A Sensor-Driven Optimization Framework for Asset Management in Energy Systems: Implications for Full and Partial Digital Transformation in Hydro Fleets
Farnaz Fallahi, Murat Yildirim, Shijia Zhao, Feng Qiu
TL;DR
This work addresses joint O&M planning for hydropower fleets under degradation by integrating sensor-driven prognostics into a fleet-scale stochastic optimization framework. It develops the POMS model, a stochastic MILP that couples degradation-based maintenance decisions with non-linear hydro-plant and reservoir operations, solved via a two-stage reformulation and a two-level decomposition algorithm that combines Benders cuts with integer cost-recovery cuts. The authors demonstrate, through a realistic experimental platform using real CM data, that prognostics-driven planning improves reliability, availability, lifetime utilization, and profitability, with substantial gains even under partial deployment. The framework supports phased digital transformation of hydro fleets and can be extended to other energy systems with interdependent assets and uncertainties, enabling data-driven, prescriptive maintenance and operation.
Abstract
This paper proposes a novel prognostics-driven approach to optimize operations and maintenance (O&M) decisions in hydropower systems. Our approach harnesses the insights from sensor data to accurately predict the remaining lifetime distribution of critical generation assets in hydropower systems, i.e., thrust bearings, and use these predictions to optimally schedule O&M actions for a fleet of hydro generators.
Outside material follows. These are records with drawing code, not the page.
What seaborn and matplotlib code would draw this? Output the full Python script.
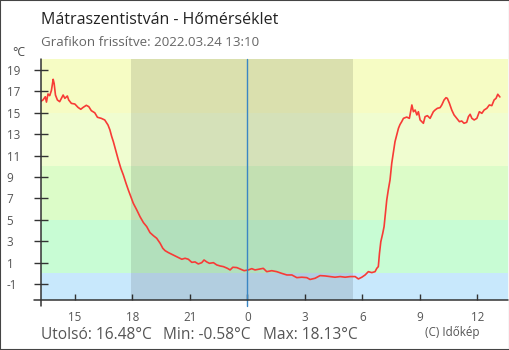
import matplotlib
matplotlib.use("Agg")
import matplotlib.pyplot as plt
from matplotlib.patches import Rectangle
import pandas as pd
import seaborn as sns

# Temperature record, hours relative to midnight of 2022-03-24
hours = [-10.80, -10.66, -10.54, -10.48, -10.40, -10.31, -10.22, -10.13, -10.08, -10.01,
         -9.91, -9.79, -9.70, -9.61, -9.52, -9.39, -9.32, -9.18, -9.00, -8.83,
         -8.69, -8.57, -8.40, -8.27, -8.14, -7.96, -7.82, -7.62, -7.44, -7.27,
         -7.17, -7.08, -6.99, -6.85, -6.73, -6.60, -6.47, -6.33, -6.21, -6.08,
         -5.95, -5.77, -5.60, -5.42, -5.25, -5.08, -4.90, -4.73, -4.55, -4.41,
         -4.29, -4.12, -3.94, -3.77, -3.60, -3.42, -3.25, -3.08, -2.90, -2.73,
         -2.56, -2.38, -2.26, -2.12, -1.98, -1.77, -1.60, -1.42, -1.25, -1.04,
         -0.90, -0.76, -0.55, -0.38, -0.17, 0.05, 0.23, 0.40, 0.57, 0.83,
         1.01, 1.27, 1.53, 1.79, 2.06, 2.32, 2.58, 2.84, 3.10, 3.27,
         3.53, 3.79, 4.05, 4.31, 4.57, 4.84, 5.10, 5.36, 5.62, 5.79,
         5.97, 6.14, 6.31, 6.49, 6.66, 6.75, 6.83, 6.89, 6.96, 7.06,
         7.13, 7.20, 7.27, 7.35, 7.44, 7.53, 7.62, 7.70, 7.79, 7.88,
         7.96, 8.05, 8.14, 8.31, 8.45, 8.58, 8.66, 8.75, 8.84, 8.92,
         9.01, 9.10, 9.18, 9.27, 9.39, 9.53, 9.62, 9.70, 9.79, 9.91,
         10.05, 10.14, 10.26, 10.36, 10.43, 10.54, 10.66, 10.78, 10.92, 11.06,
         11.18, 11.30, 11.44, 11.53, 11.62, 11.71, 11.83, 11.97, 12.10, 12.23,
         12.35, 12.49, 12.62, 12.75, 12.87, 12.97, 13.06, 13.17]
temps = [16.04, 16.20, 16.50, 16.00, 16.76, 16.60, 17.10, 18.13, 17.75, 16.66,
         16.20, 16.04, 16.35, 16.66, 16.35, 16.57, 16.20, 15.88, 15.82, 15.50,
         15.33, 15.50, 15.70, 15.57, 15.20, 15.00, 14.58, 14.48, 14.33, 13.86,
         13.40, 12.80, 12.30, 11.36, 10.59, 9.81, 9.19, 8.41, 7.79, 7.16,
         6.54, 5.92, 5.29, 4.73, 4.36, 3.80, 3.51, 3.27, 2.80, 2.33,
         2.11, 1.93, 1.77, 1.61, 1.46, 1.31, 1.40, 1.31, 1.02, 1.06,
         0.87, 0.99, 1.24, 1.06, 0.93, 0.99, 0.78, 0.68, 0.62, 0.46,
         0.31, 0.56, 0.53, 0.40, 0.24, 0.31, 0.43, 0.31, 0.37, 0.46,
         0.15, 0.24, 0.15, -0.01, -0.16, -0.16, -0.41, -0.37, -0.41, -0.58,
         -0.47, -0.22, -0.25, -0.31, -0.37, -0.31, -0.37, -0.31, -0.31, -0.53,
         -0.37, -0.16, 0.15, 0.06, 0.15, 0.46, 0.62, 1.86, 2.95, 3.73,
         4.36, 5.60, 6.85, 7.79, 8.72, 10.28, 11.36, 12.30, 12.93, 13.55,
         13.90, 14.17, 14.48, 14.60, 14.48, 15.73, 15.10, 15.26, 14.80, 15.10,
         14.33, 14.17, 14.02, 14.64, 14.73, 14.48, 14.80, 15.10, 15.26, 15.42,
         15.48, 15.73, 16.20, 16.41, 16.35, 15.88, 15.26, 14.80, 14.48, 14.17,
         14.23, 14.02, 14.11, 14.64, 14.86, 14.48, 14.33, 14.48, 15.10, 14.95,
         15.26, 15.42, 15.73, 15.67, 16.20, 16.35, 16.73, 16.48]

# Temperature bands (lower, upper, colour)
band_edges = [-2.5, 0, 5, 10, 15, 20]
band_colors = ["#c8e8fc", "#c8fcd4", "#dcfcc8", "#f0fdd0", "#f6fcc4"]

# Darkness between sunset and sunrise
night = (-6.07, 5.51)

x_ticks = [-9, -6, -3, 0, 3, 6, 9, 12]
x_labels = ["15", "18", "21", "0", "3", "6", "9", "12"]
y_ticks = [-1, 1, 3, 5, 7, 9, 11, 13, 15, 17, 19]

title = "Mátraszentistván - Hőmérséklet"
subtitle = "Grafikon frissítve: 2022.03.24 13:10"
last_val, min_val, max_val = 16.48, -0.58, 18.13

sns.set_theme(style="white")
plt.rcParams["font.family"] = ["Open Sans", "DejaVu Sans"]

W, H = 510, 350
fig = plt.figure(figsize=(W / 100, H / 100), dpi=100)
fig.patch.set_facecolor("white")
ax = fig.add_axes([40.7 / W, 1 - 300 / H, (508.5 - 40.7) / W, (300 - 59.3) / H])
ax.set_facecolor("white")

for lo, hi, c in zip(band_edges[:-1], band_edges[1:], band_colors):
    ax.axhspan(lo, hi, color=c, lw=0, zorder=0)
ax.axvspan(night[0], night[1], color="black", alpha=0.11, lw=0, zorder=1)

df = pd.DataFrame({"hour": hours, "temp": temps})
sns.lineplot(data=df, x="hour", y="temp", ax=ax, color="#f73b36", linewidth=1.2,
             estimator=None, sort=False, zorder=3)

ax.set_xlim(-10.78, 13.62)
ax.set_ylim(band_edges[0], band_edges[-1])
ax.set_xlabel("")
ax.set_ylabel("")

# Midnight marker and axis lines with a small overhang
ax.axvline(0, ymin=-0.027, ymax=1, color="#3a86c4", lw=1.0, clip_on=False, zorder=4)
for s in ["top", "right", "left", "bottom"]:
    ax.spines[s].set_visible(False)
ax.axvline(ax.get_xlim()[0], ymin=-0.027, ymax=1, color="#333333", lw=1.1, clip_on=False, zorder=5)
ax.axhline(band_edges[0], xmin=-0.015, xmax=1, color="#333333", lw=1.1, clip_on=False, zorder=5)

ax.set_xticks(x_ticks)
ax.set_xticklabels(x_labels)
ax.set_yticks(y_ticks)
ax.set_yticklabels([str(v) for v in y_ticks])
ax.tick_params(axis="x", direction="in", length=4.3, width=1.0, color="#333333",
               pad=8.0, labelsize=8.4, labelcolor="#555555", bottom=True)
ax.tick_params(axis="y", direction="inout", length=9.4, width=1.0, color="#333333",
               pad=19.8, labelsize=8.4, labelcolor="#555555", left=True)
for lab in ax.get_yticklabels():
    lab.set_horizontalalignment("left")
ax.grid(False)

fig.text(41 / W, 1 - 24 / H, title, fontsize=11.5, color="#222222", va="baseline")
fig.text(41 / W, 1 - 45.7 / H, subtitle, fontsize=9.6, color="#666666", va="baseline")
fig.text(12.5 / W, 1 - 56 / H, "°C", fontsize=8.8, color="#444444", va="baseline")

fig.text(41 / W, 1 - 339 / H, f"Utolsó: {last_val:.2f}°C", fontsize=11.2,
         color="#555555", va="baseline")
fig.text(163 / W, 1 - 339 / H, f"Min: {min_val:.2f}°C", fontsize=11.2,
         color="#555555", va="baseline")
fig.text(263 / W, 1 - 339 / H, f"Max: {max_val:.2f}°C", fontsize=11.2,
         color="#555555", va="baseline")
fig.text(425 / W, 1 - 335.7 / H, "(C) Időkép", fontsize=8.4, color="#555555", va="baseline")

fig.patches.append(Rectangle((0, 0), 1, 1, transform=fig.transFigure, fill=False,
                             edgecolor="#444444", lw=1.5, zorder=10))

fig.savefig("out.png", dpi=100)
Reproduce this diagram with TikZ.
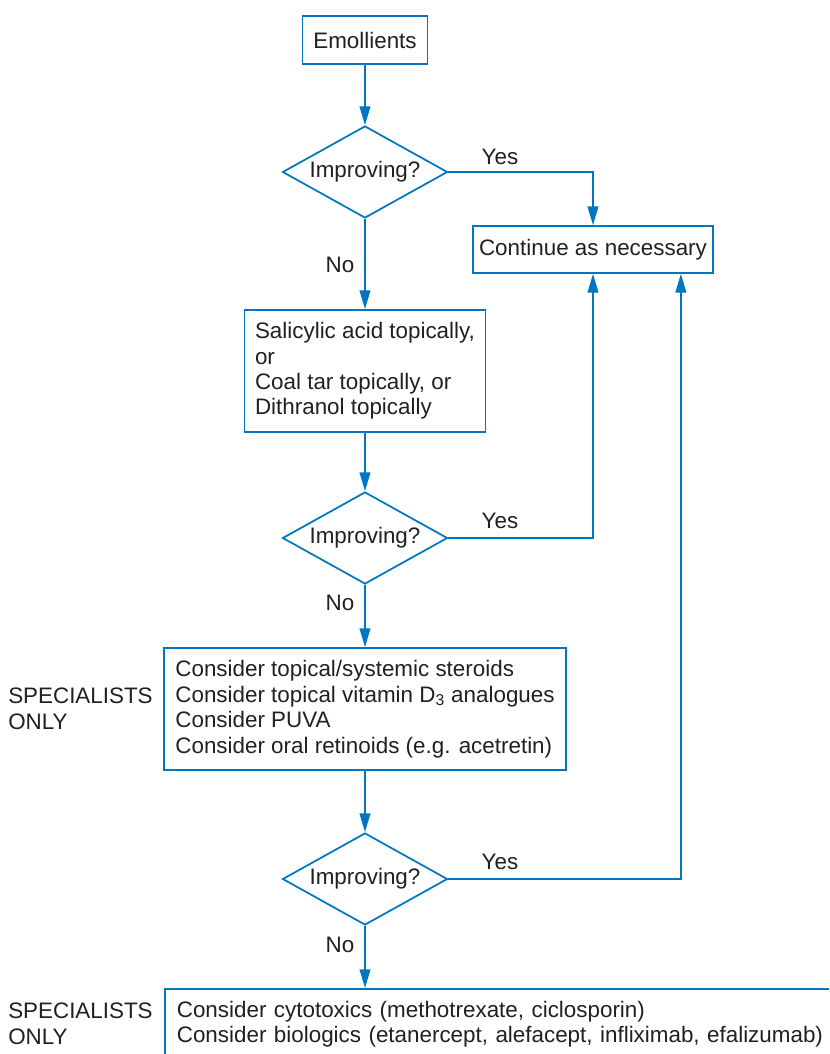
\documentclass[tikz,border=0pt]{standalone}
\usepackage{fontspec}
\setmainfont{Liberation Sans}
\usetikzlibrary{shapes.geometric,arrows.meta}
\definecolor{flowblue}{RGB}{0,118,194}
\definecolor{inkgrey}{RGB}{35,31,32}
\begin{document}
\begin{tikzpicture}[x=0.75pt,y=-0.75pt,
		font=\fontsize{16.8}{19.1}\selectfont,text=inkgrey,
		box/.style={draw=flowblue,line width=1.3pt,rectangle,inner sep=0pt},
		listbox/.style={box,align=left},
		ask/.style={draw=flowblue,line width=1.3pt,diamond,aspect=1.79,inner sep=0pt,minimum width=123.75pt,minimum height=69pt},
		flow/.style={draw=flowblue,line width=1.3pt,-{Triangle[length=14pt,width=8pt]}},
		tag/.style={inner sep=0pt}]
		\useasboundingbox (0,0) rectangle (829,1054);
		\clip (0,0) rectangle (829,1054);
		
		\node[box,minimum width=93.75pt,minimum height=36pt] (emol) at (365,40) {Emollients};
		\node[ask] (ask1) at (365,172) {Improving?};
		\node[box,minimum width=180pt,minimum height=35.25pt] (cont) at (593,249.5) {Continue as necessary};
		\node[listbox,minimum width=180.75pt,minimum height=91.5pt] (sal) at (365,371) {Salicylic acid topically,\\or\\Coal tar topically, or\\Dithranol topically};
		\node[ask] (ask2) at (365,538) {Improving?};
		\node[listbox,minimum width=301.5pt,minimum height=91.5pt] (cons) at (365,709) {Consider topical/systemic steroids\\Consider topical vitamin D\textsubscript{3} analogues\\Consider PUVA\\Consider oral retinoids (e.g. acetretin)};
		\node[ask] (ask3) at (365,879) {Improving?};
		\node[box,anchor=north west,align=left,text width=495pt,inner xsep=9pt,inner ysep=9pt,text depth=60pt] (bio) at (164,988) {Consider cytotoxics (methotrexate, ciclosporin)\\Consider biologics (etanercept, alefacept, infliximab, efalizumab)};
		
		\node[tag,anchor=west,align=left] (spec1) at (8,709) {SPECIALISTS\\ONLY};
		\node[tag,anchor=west,align=left] (spec2) at (8,1024) {SPECIALISTS\\ONLY};
		
		\node[tag] (yes1) at (500,157) {Yes};
		\node[tag] (no1) at (340,265) {No};
		\node[tag] (yes2) at (500,521) {Yes};
		\node[tag] (no2) at (340,603) {No};
		\node[tag] (yes3) at (500,862) {Yes};
		\node[tag] (no3) at (340,945) {No};
		
		\draw[flow] (emol.south) -- (ask1.north);
		\draw[flow] (ask1.east) -| (cont.north);
		\draw[flow] (ask1.south) -- (sal.north);
		\draw[flow] (sal.south) -- (ask2.north);
		\draw[flow] (ask2.east) -| (cont.south);
		\draw[flow] (ask2.south) -- (cons.north);
		\draw[flow] (cons.south) -- (ask3.north);
		\draw[flow] (ask3.east) -| ([xshift=-24.75pt]cont.south east);
		\draw[flow] (ask3.south) -- (ask3.south |- bio.north);
	\end{tikzpicture}
\end{document}
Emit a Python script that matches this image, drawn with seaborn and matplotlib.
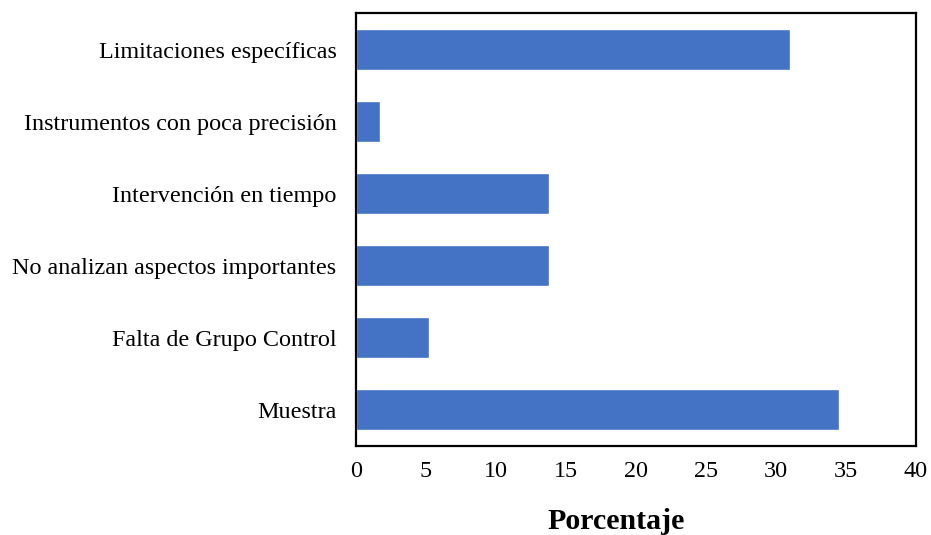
import matplotlib
matplotlib.use("Agg")
import matplotlib.pyplot as plt
import seaborn as sns
import pandas as pd

categorias = [
    "Limitaciones específicas",
    "Instrumentos con poca precisión",
    "Intervención en tiempo",
    "No analizan aspectos importantes",
    "Falta de Grupo Control",
    "Muestra",
]
porcentajes = [31.0, 1.7, 13.8, 13.8, 5.2, 34.5]
ticks_x = [0, 5, 10, 15, 20, 25, 30, 35, 40]

sns.set_theme(style="white")
plt.rcParams["font.family"] = ["Liberation Serif", "DejaVu Serif"]

df = pd.DataFrame({"categoria": categorias, "porcentaje": porcentajes})

fig = plt.figure(figsize=(9.31, 5.35), dpi=100)
ax = fig.add_axes([0.3824, 0.1664, 0.6015, 0.8084])

sns.barplot(data=df, x="porcentaje", y="categoria", orient="h",
            color="#4472C4", saturation=1, width=0.57, ax=ax)

ax.set_xlim(0, 40)
ax.set_ylim(5.5, -0.5)
ax.set_xticks(ticks_x)
ax.set_xticklabels([str(t) for t in ticks_x])
ax.tick_params(axis="both", length=0, labelsize=17.4, colors="black")
ax.tick_params(axis="x", pad=11)
ax.tick_params(axis="y", pad=14)
ax.set_ylabel("")
ax.set_xlabel("Porcentaje", fontsize=21.5, fontweight="bold", color="black")
ax.xaxis.set_label_coords(0.465, -0.144)
for s in ax.spines.values():
    s.set_visible(True)
    s.set_color("black")
    s.set_linewidth(1.6)

fig.savefig("out.png", dpi=100, facecolor="white")
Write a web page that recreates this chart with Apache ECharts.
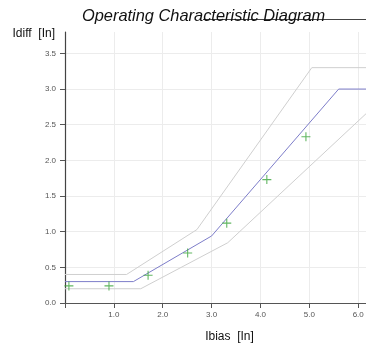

We consider complex interdependencies across hydro generator failure risks, reservoir, production, and demand management decisions. We propose a stochastic joint O&M scheduling model to tackle the unique challenges of hydropower O&M including the interdependency of generation capacities, the nonlinear nature of power production, operational requirements, and uncertainties. We develop a two-level decomposition-based solution algorithm to effectively handle large-scale cases. The algorithm incorporates a combination of Benders optimality cuts and integer cuts to solve the problem in an efficient manner. We design an experimental framework to evaluate the proposed prognostics-driven O&M scheduling framework, using real-world condition monitoring data from hydropower systems, historical market prices, and water inflow data. The developed framework can be partially implemented for a phased-in approach. Our experiments demonstrate the significant benefits of the sensor-driven O&M framework in improving reliability, availability, effective usage of resources, and system profitability, especially when gradually shifting from traditional time-based maintenance policies to condition-based prognostics-driven maintenance policies.